Nelle ore in cui Assad atterrava a Mosca, ricevendo asilo per motivi umanitari, a una trentina di chilometri da Damasco migliaia di persone si accalcavano fuori dal carcere di Sednaya, da cui nei 50 anni del regime sono passate 150mila persone, soprattutto oppositori. Quelli in fila erano tutti parenti di persone rinchiuse: speravano di rivedere i loro cari, di riabbracciarli dopo una detenzione fatta di silenzi e torture.
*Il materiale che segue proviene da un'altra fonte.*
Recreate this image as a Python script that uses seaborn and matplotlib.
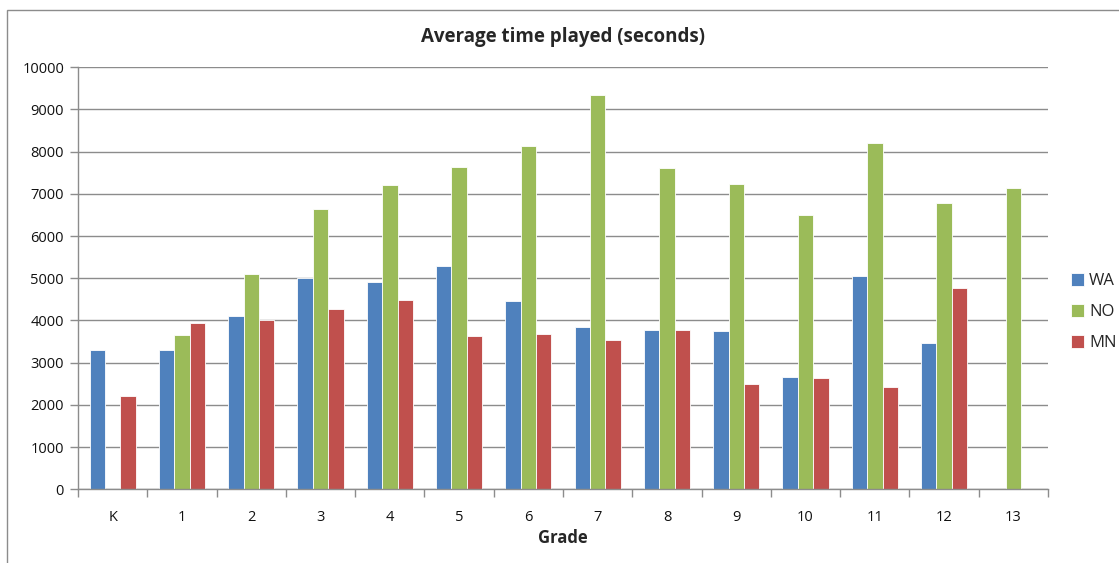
import numpy as np
import pandas as pd
import matplotlib
matplotlib.use("Agg")
import matplotlib.pyplot as plt
from matplotlib.patches import Rectangle
import seaborn as sns

# Grades and average time played per region (seconds)
grades = ["K", "1", "2", "3", "4", "5", "6", "7", "8", "9", "10", "11", "12", "13"]
wa = [3300, 3300, 4100, 5000, 4910, 5280, 4460, 3850, 3780, 3750, 2650, 5050, 3470, np.nan]
no = [np.nan, 3650, 5100, 6645, 7210, 7640, 8130, 9350, 7620, 7230, 6510, 8200, 6780, 7150]
mn = [2210, 3940, 4005, 4265, 4480, 3630, 3690, 3530, 3780, 2505, 2645, 2420, 4765, np.nan]
regions = ["WA", "NO", "MN"]
colors = ["#4F81BD", "#9BBB59", "#C0504D"]

df = pd.DataFrame({
    "Grade": grades * 3,
    "Region": [r for r in regions for _ in grades],
    "Time": wa + no + mn,
})

sns.set_theme(style="white")
plt.rcParams["font.family"] = ["Open Sans", "DejaVu Sans"]

fig = plt.figure(figsize=(11.19, 5.63), dpi=100)
ax = fig.add_axes([0.0697, 0.1309, 0.8669, 0.7496])

sns.barplot(data=df, x="Grade", y="Time", hue="Region", order=grades,
            hue_order=regions, palette=colors, width=0.667, saturation=1,
            edgecolor="white", linewidth=0.6, ax=ax, errorbar=None)

ax.set_ylim(0, 10000)
ax.set_xlim(-0.5, len(grades) - 0.5)
ax.set_yticks(np.arange(0, 10001, 1000))
ax.yaxis.grid(True, color="#8c8c8c", linewidth=1)
ax.set_axisbelow(True)

for side in ["top", "right"]:
    ax.spines[side].set_visible(False)
for side in ["left", "bottom"]:
    ax.spines[side].set_color("#8c8c8c")
    ax.spines[side].set_linewidth(1)

# Category ticks sit between the bar groups; labels stay centred
ax.set_xticks(np.arange(len(grades)))
ax.set_xticklabels(grades)
ax.set_xticks(np.arange(-0.5, len(grades), 1), minor=True)
ax.tick_params(axis="x", which="major", length=0, pad=15, labelsize=10.5, labelcolor="#111111")
ax.tick_params(axis="x", which="minor", length=6, width=1, color="#8c8c8c", direction="out", bottom=True)
ax.tick_params(axis="y", which="major", length=6, width=1, color="#8c8c8c", direction="out",
               left=True, pad=4, labelsize=10.5, labelcolor="#111111")

ax.set_xlabel("Grade", fontsize=12, fontweight="bold", labelpad=3)
ax.set_ylabel("")
ax.set_title("Average time played (seconds)", fontsize=13.5, fontweight="bold", pad=18)

leg = ax.legend(loc="center left", bbox_to_anchor=(1.008, 0.42), frameon=False,
                fontsize=12, handlelength=0.8, handleheight=0.8, handletextpad=0.3,
                labelspacing=0.9)

# Chart frame
fig.patches.append(Rectangle((7 / 1119, -0.1), 1.2, 1 - 10 / 563 + 0.1,
                             transform=fig.transFigure, fill=False,
                             edgecolor="#8c8c8c", linewidth=1))

fig.savefig("out.png", dpi=100)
Circolavano anche voci di tre piani sotterranei sigillati dalle guardie del regime, ma erano solo fantasie (c’era un solo piano sotterraneo) alimentate dal desiderio di rivedere chi ormai era solo un ricordo, ha spiegato al Fatto Jaber Baker, scrittore siriano che nel “mattatoio” – chiamato così per le brutalità e le torture commesse anche contro migliaia di civili arrestati solo perché oppositori del regime – è stato detenuto per due anni sotto Assad padre. Di certo c’erano loculi, tunnel, celle dai pavimenti ricoperti di stracci ed escrementi. E molta oscurità.

Ora i caschi bianchi, la protezione civile nata durante la guerra civile e vicina ai ribelli, hanno confermato che a Sednaya sono finite le ricerche e non sono stati trovati altri detenuti. “La ricerca non ha portato alla luce alcuna area non aperta o nascosta all’interno della struttura”, ha reso noto l’organizzazione, precisando di aver completato una ricerca sistematica del vasto complesso, cercando celle segrete, scantinati nascosti e controllando i cortili e le aree circostanti della prigione, dopo che gli insorti entrati domenica all’alba a Damasco hanno aperto i cancelli del carcere. Cinque squadre, tra cui due unità cinofile della polizia K9, sono state coinvolte nella ricerca di ingressi, uscite, pozzi di ventilazione, sistemi fognari, tubature dell’acqua, telecamere di sorveglianza. Nonostante gli sforzi, non sono state individuate aree nascoste o sigillate. “Condividiamo la profonda delusione delle famiglie delle migliaia di persone ancora disperse e il cui destino rimane sconosciuto”, hanno dichiarato i Caschi Bianchi. Le immagini circolate sui media hanno mostrato decine di uomini e donne che lasciavano il luogo di detenzione zoppicando, con fatica. Domenica la fila di auto si estendeva per più di sette chilometri e la sera le famiglie hanno acceso falò davanti alla prigione. “Sto aspettando nella speranza che uno dei miei cari venga ritrovato”, aveva dichiarato Youssef Matar, 25 anni, che come centinaia di altre persone sperava in un miracolo.